5.5 Remember to diversify
When you begin to learn how to invest money, you may start with a few investments. But after a while, you will want to build an investment portfolio that helps meet various financial needs. When doing this, it’s important to remember to diversify. Your investments should be spread across asset classes, such as equity and debt, to reduce the risks specific to one asset class.
Another type of diversification you should undertake is diversifying across geographies. Markets in all countries are not perfectly synced. So the underperformance of investments in one country could be hedged by the performance of investments in another. For example, you can seamlessly access a wide range of high-performing US stocks and ETFs through Appreciate and add that to your portfolio.
Learn more: Why you should consider overseas diversification of your portfolio
As you begin investing, you will also have to spend some time understanding the features and fundamentals of different securities like stocks and bonds. This will allow you to make informed decisions and make the most out of your investments.
6. Kal kare so aaj kar: Begin investing now
The earlier you start investing, the better it is. Even if you feel like you do not have a lot of surplus money to begin investing at the moment, that is not an issue. Investment options like Systematic Investment Plans (SIPs) are readily accessible today, where you can begin investing with as little as ₹500 a month.
In fact, Appreciate allows you to invest as little as ₹1 through change savings, where every time you spend money to buy anything, your transaction will be rounded up, and the balance will be invested in securities of your choice. This way, you do not have to do anything extraordinarily different in your day-to-day life because every time you spend, you will also be investing!
Taking the plunge may seem daunting at first. There’s much to learn and understand, but don’t let it stop you from getting started. Remember, time is a priceless asset.

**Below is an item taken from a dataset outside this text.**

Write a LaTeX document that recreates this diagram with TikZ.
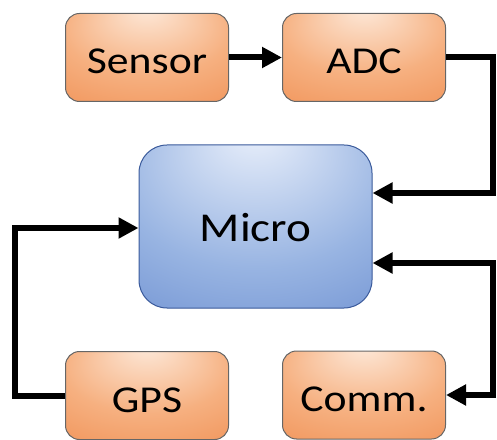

Read more: 4 investing hurdles beginners face, and how to get past them
7. Frequently asked questions
7.1 Where to invest my money?
You can invest your money in a wide variety of securities, including stocks, bonds, ETFs, mutual funds, gold, and real estate. The best investment options for beginners include ETFs and mutual funds, as your money here is managed by professional fund managers.
7.2 Which investment has the highest return?
Equity or stocks typically tend to have the highest return as they are market-linked investments. This means that the price of stocks fluctuates based on a range of micro and macroeconomic factors and this volatility, combined with the growth of the underlying businesses, can help earn high returns. At the same time, there is a higher level of risk in stocks, as if the stock price drops sharply, you may lose money.
7.3 Which investments are completely tax-free?
There are a few investment products, such as Public Provident Fund (PPF) and life insurance, that are completely tax-free and have Exempt Exempt Exempt (EEE) status. Other investment options, such as equity-linked savings schemes, are partially tax-free through exemptions and deductions under the Income Tax Act, 1961.
7.4 Is 30s too late to start investing?
No, your 30s is not too late to start investing. No matter your age, you can begin investing and build an investment portfolio that helps meet various financial goals, including capital preservation and capital appreciation.
7.5 What is the difference between saving and investing?
Saving involves keeping aside some money from your income to be used at some point in the future. There is no risk and no reward when you save money. The value of your money does not grow. In fact, over time, it only erodes due to inflation. Investing, on the other hand, is using your money to buy assets that will help your money grow over time.